I quite honestly have no idea what you are driving at nor how to answer your question. The matter is self-evident, it requires no explanation (nor could I provide one without going in circles, because it is so fundamental).
But you do have a say in it. You have moral culpability precisely because you have a say in it. I don't understand why the fact that you are shaped by influences would have any effect on the fact that your choices are very much the product of you, as you, whether deliberately or impulsively, took action by your own will.
Okay, if you can't define it, I'll just have to ask questions until it's clearer. Do you believe choices are based on things? That is, are they arbitrary, not based on anything, or are they based on your own state? (Or is there some tertium quid which you can describe?)
I think that's perfectly reasonable, but as I said that isn't how I understand the idea of determinism. I don't think anyone, even the staunchest of free will advocates, believes that outside influences don't have a significant weight in the choices you make. But again, as I understand it determinism is saying that those are the only thing that matter, and that one's course is set in stone from the moment their life begins (with no actual choice to be made). And indeed that makes sense with respect to the name, because if the individual has any agency at all then the outcome is not deterministic.
I believe that one's choices are heavily influenced by the state one is in, but at the end of the day we still have free choice. So for example, I struggle to not be lazy. This is no doubt the result of many factors (my genes, perhaps something my parents did, years of ingrained habits). It's very likely that I'll make the lazy choice in any given situation. But in the end, I do have a choice, and ultimately bear the responsibility no matter what is tipping my mental scales.
Again, I'll affirm that we choose stuff, though I'm sure we disagree on what exactly "choose" means—to me deliberation between choices and, based upon that deliberation, coming to have in your will definitive intent would certainly suffice for choice, but you don't think it so, evidently. I'd accordingly affirm that we have plenty of agency, we choose to do stuff all the time, and our actions obviously bear the imprint of our own character and agency—it's not like they're happening apart from and abstracted away from us.

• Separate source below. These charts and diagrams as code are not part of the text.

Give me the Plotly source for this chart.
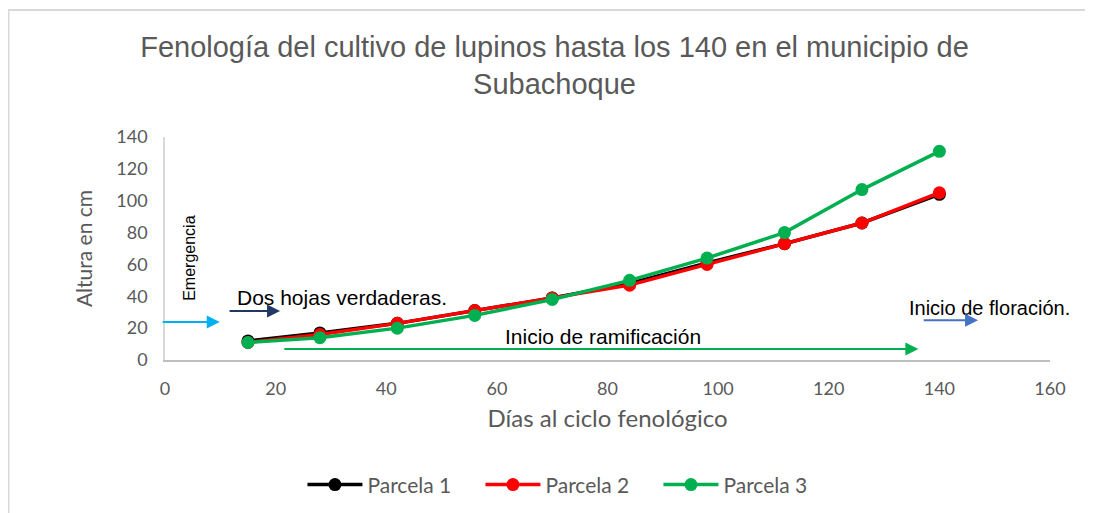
import plotly.graph_objects as go

# Data
dias = [15, 28, 42, 56, 70, 84, 98, 112, 126, 140]
parcela_1 = [12, 17, 23, 31, 39, 48, 61, 73, 86, 104]
parcela_2 = [11, 16, 23, 31, 39, 47, 60, 73, 86, 105]
parcela_3 = [11, 14, 20, 28, 38, 50, 64, 80, 107, 131]

series = [
    ("Parcela 1", parcela_1, "#000000"),
    ("Parcela 2", parcela_2, "#FF0000"),
    ("Parcela 3", parcela_3, "#00B050"),
]

# page body has an 8px margin, so the figure is placed 8px right/down
W, H = 1093, 513
L, R, T, B = 157, 51, 129, 161
GRAY = "#595959"
ARIAL = "Liberation Sans, Arial, sans-serif"
CALIBRI = "Lato, Carlito, Calibri, sans-serif"

fig = go.Figure()
for name, vals, col in series:
    fig.add_trace(go.Scatter(x=dias, y=vals, name=name, mode="lines+markers",
                             line=dict(color=col, width=3.5),
                             marker=dict(color=col, size=13)))

# Phenology annotations: (text, x, y, rotation, size)
labels = [
    ("Emergencia", 4.3, 64, -90, 16),
    ("Dos hojas verdaderas.", 12.7, 39.5, 0, 21),
    ("Inicio de ramificación", 79.2, 15, 0, 21),
    ("Inicio de floración.", 149, 32.6, 0, 20),
]
annotations = []
for text, x, y, rot, size in labels:
    annotations.append(dict(text=text, x=x, y=y, xref="x", yref="y", showarrow=False,
                            textangle=rot, xanchor="left" if text.startswith("Dos") else "center",
                            font=dict(family=ARIAL, size=size, color="#000000")))

# Arrows: (x_tail, x_head, y, colour, width)
arrows = [
    (-0.7, 9.9, 23.8, "#00B0F0", 2),
    (11.4, 20.8, 30.8, "#1F3864", 2),
    (21.3, 136.2, 6.9, "#00B050", 2),
    (136.9, 147, 25, "#4472C4", 2),
]
for x0, x1, y, col, w in arrows:
    annotations.append(dict(x=x1, y=y, ax=x0, ay=y, xref="x", yref="y", axref="x", ayref="y",
                            showarrow=True, arrowhead=2, arrowsize=1.3, arrowwidth=w,
                            arrowcolor=col, text=""))

pw, ph = W - L - R, H - T - B
fig.update_layout(
    width=W, height=H,
    margin=dict(l=L, r=R, t=T, b=B),
    paper_bgcolor="white", plot_bgcolor="white",
    font=dict(family=CALIBRI, color=GRAY),
    title=dict(text="Fenología del cultivo de lupinos hasta los 140 en el municipio de<br>Subachoque",
               x=0.5, xanchor="center", y=0.905, yanchor="middle",
               font=dict(family=ARIAL, size=29, color=GRAY)),
    showlegend=True,
    legend=dict(orientation="h", x=0.457, xanchor="center", y=-0.56, yanchor="middle",
                itemwidth=55, entrywidth=108, entrywidthmode="pixels",
                font=dict(family=CALIBRI, size=21, color=GRAY)),
    annotations=annotations,
    shapes=[
        dict(type="line", xref="paper", yref="paper",
             x0=-L / pw, x1=1 + R / pw, y0=1 + (T - 2) / ph, y1=1 + (T - 2) / ph,
             line=dict(color="#D9D9D9", width=2)),
        dict(type="line", xref="paper", yref="paper",
             x0=-(L - 0.5) / pw, x1=-(L - 0.5) / pw, y0=-B / ph, y1=1 + (T - 2) / ph,
             line=dict(color="#D9D9D9", width=2)),
    ],
)
fig.update_xaxes(range=[0, 160], dtick=20, showgrid=False, zeroline=False,
                 showline=True, linecolor="#BFBFBF", linewidth=1.5, ticks="",
                 ticklabelstandoff=12,
                 tickfont=dict(family=CALIBRI, size=18, color=GRAY),
                 title=dict(text="Días al ciclo fenológico",
                            font=dict(family=CALIBRI, size=24, color=GRAY), standoff=12))
fig.update_yaxes(range=[0, 140], dtick=20, showgrid=False, zeroline=False,
                 showline=True, linecolor="#D9D9D9", linewidth=1.5, ticks="",
                 ticklabelstandoff=12,
                 tickfont=dict(family=CALIBRI, size=18, color=GRAY),
                 title=dict(text="Altura en cm",
                            font=dict(family=CALIBRI, size=21, color=GRAY), standoff=18))

fig.write_html("out.html")
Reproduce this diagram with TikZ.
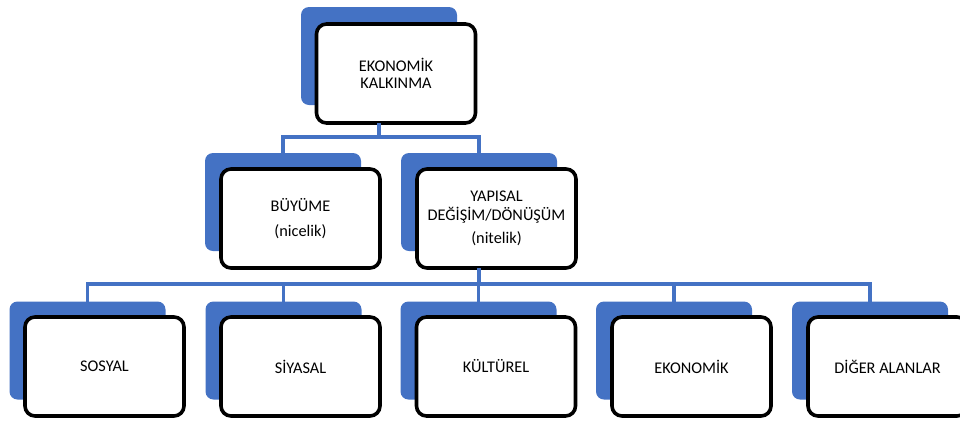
\documentclass[tikz,border=0pt]{standalone}
\usepackage{fontspec}
\setmainfont{Carlito}
\definecolor{accent}{HTML}{4472C4}
\begin{document}
\begin{tikzpicture}[x=1pt,y=-1pt,
  backbox/.style={fill=accent, draw=none, rounded corners=8pt, minimum width=156pt, minimum height=98pt, inner sep=0pt, outer sep=0pt},
  frontbox/.style={fill=white, draw=black, line width=3.6pt, rounded corners=10pt, minimum width=159pt, minimum height=99pt, inner sep=2pt, outer sep=0pt, align=center, font=\fontsize{16.3}{19}\selectfont},
  conn/.style={draw=accent, line width=3.6pt}]
\useasboundingbox (0,0) rectangle (960,421);
\clip (0,0) rectangle (960,421);
% level 0
\node[backbox] (b0) at (379,56) {};
\node[frontbox] (w0) at (396,73.5) {EKONOMİK\\[-2pt]KALKINMA};
% level 1
\node[backbox] (b1) at (283,202) {};
\node[frontbox] (w1) at (300.5,218.5) {BÜYÜME\\[6pt](nicelik)};
\node[backbox] (b2) at (479,202) {};
\node[frontbox] (w2) at (496.5,218.5) {YAPISAL\\DEĞİŞİM/DÖNÜŞÜM\\[4pt](nitelik)};
% level 2
\node[backbox] (c1) at (87.5,350.5) {};
\node[frontbox] (d1) at (104.5,366.5) {SOSYAL};
\node[backbox] (c2) at (283.5,350.5) {};
\node[frontbox] (d2) at (300.5,366.5) {SİYASAL};
\node[backbox] (c3) at (478.5,350.5) {};
\node[frontbox] (d3) at (496,366.5) {KÜLTÜREL};
\node[backbox] (c4) at (674,350.5) {};
\node[frontbox] (d4) at (691.5,366.5) {EKONOMİK};
\node[backbox] (c5) at (870,350.5) {};
\node[frontbox] (d5) at (887.5,366.5) {DİĞER ALANLAR};
% connector levels
\coordinate (bar1) at (0,137);
\coordinate (bar2) at (0,284);
\draw[conn] (w0.south -| b0.center) -- (b0.center |- bar1);
\draw[conn] (b1.north) -- (b1.north |- bar1) -- (b2.north |- bar1) -- (b2.north);
\draw[conn] (w2.south -| b2.center) -- (b2.center |- bar2);
\draw[conn] (c1.north) -- (c1.north |- bar2) -- (c5.north |- bar2) -- (c5.north);
\draw[conn] (c2.north) -- (c2.north |- bar2);
\draw[conn] (c3.north) -- (c3.north |- bar2);
\draw[conn] (c4.north) -- (c4.north |- bar2);
\end{tikzpicture}
\end{document}
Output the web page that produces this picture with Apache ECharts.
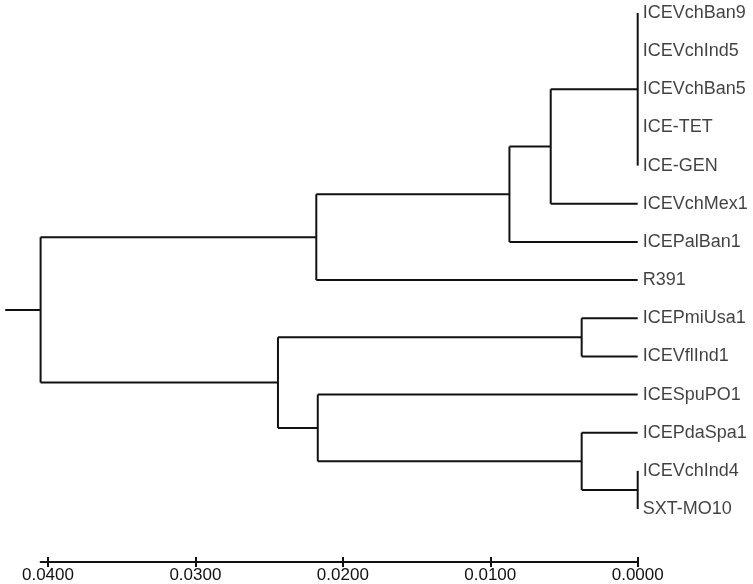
<!DOCTYPE html>
<html>
<head>
<meta charset="utf-8">
<title>dendrogram</title>
<script src="https://cdn.jsdelivr.net/npm/echarts@6/dist/echarts.min.js"></script>
<style>
  html, body { margin: 0; padding: 0; background: #fff; }
  #main { width: 753px; height: 584px; }
</style>
</head>
<body>
<div id="main"></div>
<script>
// leaves, top to bottom
const leafNames = ['ICEVchBan9', 'ICEVchInd5', 'ICEVchBan5', 'ICE-TET', 'ICE-GEN', 'ICEVchMex1', 'ICEPalBan1',
  'R391', 'ICEPmiUsa1', 'ICEVflInd1', 'ICESpuPO1', 'ICEPdaSpa1', 'ICEVchInd4', 'SXT-MO10'];
// clusters: members (Lk = leaf k, ck = cluster k) and the distance they join at
const clusterMembers = [
  ['L0', 'L1', 'L2', 'L3', 'L4'], // c0
  ['c0', 'L5'],                   // c1
  ['c1', 'L6'],                   // c2
  ['c2', 'L7'],                   // c3
  ['L8', 'L9'],                   // c4
  ['L12', 'L13'],                 // c5
  ['L11', 'c5'],                  // c6
  ['L10', 'c6'],                  // c7
  ['c4', 'c7'],                   // c8
  ['c3', 'c8']                    // c9 root
];
const clusterHeights = [0, 0.0059, 0.0087, 0.0218, 0.0038, 0, 0.0038, 0.0217, 0.0244, 0.0405];
const rootStub = 0.0024;
const tickValues = [0, 0.01, 0.02, 0.03, 0.04];

// node positions: h = distance, y = leaf slot
const nodes = {};
leafNames.forEach(function (n, i) { nodes['L' + i] = { h: 0, y: i }; });
const segments = [];
clusterMembers.forEach(function (members, k) {
  const h = clusterHeights[k];
  const kids = members.map(function (m) { return nodes[m]; });
  const y0 = kids[0].y, y1 = kids[kids.length - 1].y;
  segments.push([h, y0, h, y1]);
  kids.forEach(function (c) { segments.push([c.h, c.y, h, c.y]); });
  nodes['c' + k] = { h: h, y: (y0 + y1) / 2 };
});
const root = nodes['c' + (clusterMembers.length - 1)];
segments.push([root.h, root.y, root.h + rootStub, root.y]);

const leafPoints = leafNames.map(function (n, i) { return [0, i, n]; });

const lineColor = '#111';
const gridBox = { left: 40.6, right: 115.3, top: 13, bottom: 75 };
const xAxisBase = {
  type: 'value', inverse: true, min: 0, max: 0.0405, position: 'bottom', offset: 53,
  splitLine: { show: false }
};
const yAxisBase = { type: 'value', min: 0, max: leafNames.length - 1, inverse: true, show: false };

const chart = echarts.init(document.getElementById('main'));
chart.setOption({
  animation: false,
  backgroundColor: '#fff',
  // second grid only carries the upper half of the crossing ticks
  grid: [Object.assign({}, gridBox), Object.assign({}, gridBox)],
  xAxis: [
    Object.assign({}, xAxisBase, {
      gridIndex: 0,
      axisLine: { onZero: false, lineStyle: { color: lineColor, width: 2 } },
      axisTick: { customValues: tickValues, length: 5, lineStyle: { color: lineColor, width: 2 } },
      axisLabel: {
        customValues: tickValues, margin: 5, color: lineColor, fontSize: 17,
        fontFamily: '"Liberation Sans Narrow", "Liberation Sans", Arial, sans-serif',
        formatter: function (v) { return v.toFixed(4); }
      }
    }),
    Object.assign({}, xAxisBase, {
      gridIndex: 1,
      axisLine: { show: false, onZero: false },
      axisTick: { customValues: tickValues, inside: true, length: 5, lineStyle: { color: lineColor, width: 2 } },
      axisLabel: { show: false }
    })
  ],
  yAxis: [
    Object.assign({}, yAxisBase, { gridIndex: 0 }),
    Object.assign({}, yAxisBase, { gridIndex: 1 })
  ],
  series: [
    {
      type: 'custom',
      clip: false,
      data: segments,
      renderItem: function (params, api) {
        const p1 = api.coord([api.value(0), api.value(1)]);
        const p2 = api.coord([api.value(2), api.value(3)]);
        return {
          type: 'line',
          shape: { x1: p1[0], y1: p1[1], x2: p2[0], y2: p2[1] },
          style: { stroke: lineColor, lineWidth: 2 }
        };
      }
    },
    {
      type: 'scatter',
      data: leafPoints,
      symbolSize: 1,
      itemStyle: { color: 'rgba(0,0,0,0)' },
      label: {
        show: true, position: 'right', distance: 4.5,
        color: lineColor, fontSize: 18, fontFamily: '"Liberation Sans", Arial, sans-serif',
        formatter: function (p) { return p.data[2]; }
      }
    }
  ]
});
</script>
</body>
</html>
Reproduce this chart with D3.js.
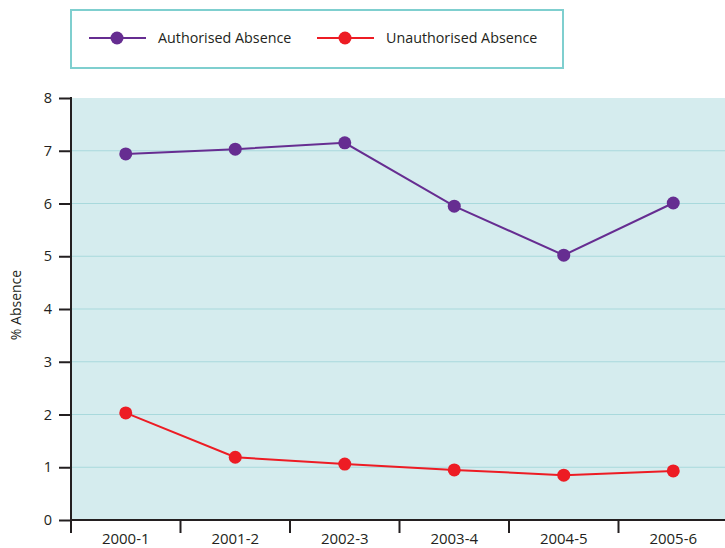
<!DOCTYPE html>
<html>
<head>
<meta charset="utf-8">
<script src="https://cdn.jsdelivr.net/npm/d3@7"></script>
<style>
  body { margin: 0; background: #fff; }
  text { font-family: "Open Sans", "Noto Sans", sans-serif; fill: #231f20; }
</style>
</head>
<body>
<div id="chart"></div>
<script>
var years = ["2000-1", "2001-2", "2002-3", "2003-4", "2004-5", "2005-6"];
var authorised = [6.94, 7.03, 7.15, 5.95, 5.02, 6.01];
var unauthorised = [2.03, 1.19, 1.06, 0.95, 0.85, 0.93];
var yTicks = [0, 1, 2, 3, 4, 5, 6, 7, 8];
var seriesNames = ["Authorised Absence", "Unauthorised Absence"];
var seriesColors = ["#662d91", "#ed1c24"];

var width = 725, height = 548;
var margin = { top: 98, left: 71, right: 0, bottom: 28 };
var innerW = width - margin.left - margin.right;
var innerH = height - margin.top - margin.bottom;

var svg = d3.select("#chart").append("svg")
    .attr("width", width)
    .attr("height", height);

var g = svg.append("g")
    .attr("transform", "translate(" + margin.left + "," + margin.top + ")");

var xScale = d3.scaleBand().domain(years).range([0, 657]);
var yScale = d3.scaleLinear().domain([0, 8]).range([innerH, 0]);

// background
g.append("rect")
    .attr("width", innerW)
    .attr("height", innerH)
    .attr("fill", "#d5ecee");

// grid lines
g.selectAll(".grid")
    .data(yTicks.slice(1, -1))
    .enter().append("line")
    .attr("class", "grid")
    .attr("x1", 0).attr("x2", innerW)
    .attr("y1", function(d) { return yScale(d); })
    .attr("y2", function(d) { return yScale(d); })
    .attr("stroke", "#a8d9dc")
    .attr("stroke-width", 1);

// axes
var yAxis = d3.axisLeft(yScale).tickValues(yTicks).tickSize(12).tickPadding(7).tickFormat(d3.format("d"));
var yg = g.append("g").call(yAxis);
yg.select(".domain").attr("stroke", "#231f20").attr("stroke-width", 2).attr("d", "M0," + (innerH + 1) + "V-1");
yg.selectAll(".tick line").attr("stroke", "#231f20").attr("stroke-width", 2);
yg.selectAll(".tick text").attr("font-size", 14.5).attr("fill", "#231f20");

var xg = g.append("g").attr("transform", "translate(0," + innerH + ")");
xg.append("line")
    .attr("x1", -1).attr("x2", innerW)
    .attr("stroke", "#231f20").attr("stroke-width", 2);
var bandEdges = years.map(function(d) { return xScale(d); });
xg.selectAll(".xtick")
    .data(bandEdges)
    .enter().append("line")
    .attr("x1", function(d) { return d; })
    .attr("x2", function(d) { return d; })
    .attr("y1", 0).attr("y2", 13)
    .attr("stroke", "#231f20").attr("stroke-width", 2);
xg.selectAll(".xlabel")
    .data(years)
    .enter().append("text")
    .attr("x", function(d) { return xScale(d) + xScale.bandwidth() / 2; })
    .attr("y", 24)
    .attr("text-anchor", "middle")
    .attr("font-size", 15)
    .text(function(d) { return d; });

// y label
svg.append("text")
    .attr("transform", "translate(21,305) rotate(-90)")
    .attr("text-anchor", "middle")
    .attr("font-size", 14)
    .text("% Absence");

// lines
var line = d3.line()
    .x(function(d, i) { return xScale(years[i]) + xScale.bandwidth() / 2; })
    .y(function(d) { return yScale(d); });

[authorised, unauthorised].forEach(function(values, s) {
  g.append("path")
      .attr("d", line(values))
      .attr("fill", "none")
      .attr("stroke", seriesColors[s])
      .attr("stroke-width", 2);
  g.selectAll(".dot" + s)
      .data(values)
      .enter().append("circle")
      .attr("cx", function(d, i) { return xScale(years[i]) + xScale.bandwidth() / 2; })
      .attr("cy", function(d) { return yScale(d); })
      .attr("r", 6.5)
      .attr("fill", seriesColors[s]);
});

// legend
var legend = svg.append("g");
legend.append("rect")
    .attr("x", 71).attr("y", 10)
    .attr("width", 492).attr("height", 58)
    .attr("fill", "#fff")
    .attr("stroke", "#7fcfcf")
    .attr("stroke-width", 2);

var legendX = [89, 317];
seriesNames.forEach(function(name, i) {
  var lx = legendX[i];
  legend.append("line")
      .attr("x1", lx).attr("x2", lx + 57)
      .attr("y1", 38).attr("y2", 38)
      .attr("stroke", seriesColors[i]).attr("stroke-width", 2);
  legend.append("circle")
      .attr("cx", lx + 28).attr("cy", 38).attr("r", 6.5)
      .attr("fill", seriesColors[i]);
  legend.append("text")
      .attr("x", lx + 69).attr("y", 43)
      .attr("font-size", 14.3)
      .text(name);
});
</script>
</body>
</html>
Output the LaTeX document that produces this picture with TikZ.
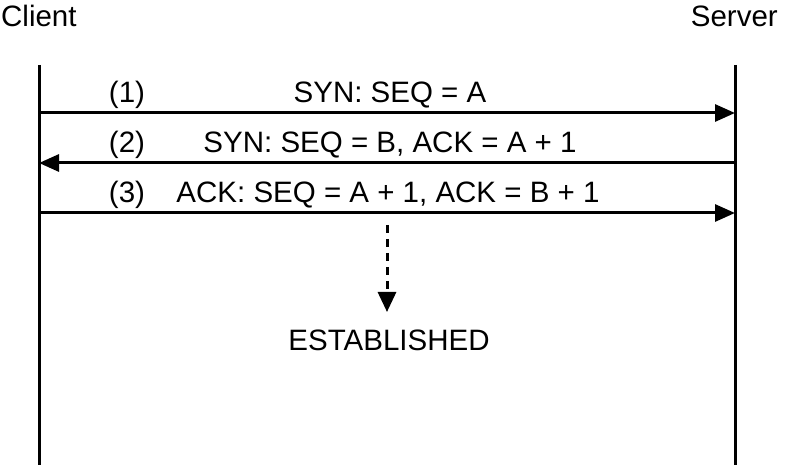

But I fundamentally don't see things like "I'm habitually lazy" as some outside factor in my decision-making. It's something inside, a part of you, and your doing things accordingly is a natural outflow of you.
So, perhaps another question: can choices be accurately be described, in your view, as the product of a mixture of a determined part, including all the reasons motivating, your character, the circumstances, etc, combined with an indeterminate, arbitrary part? Perhaps, could we express it as a random number generator, with the choose/choose otherwise set at some threshold, not necessarily 50% depending on the other factors?
Because that seems to me something like what you're describing, and that isn't at all like what I'd want choices to be like. I want to be the doer, and I'm a thing, with real states and properties, not something arbitrary. Causelessness seems to subtract agency, to me.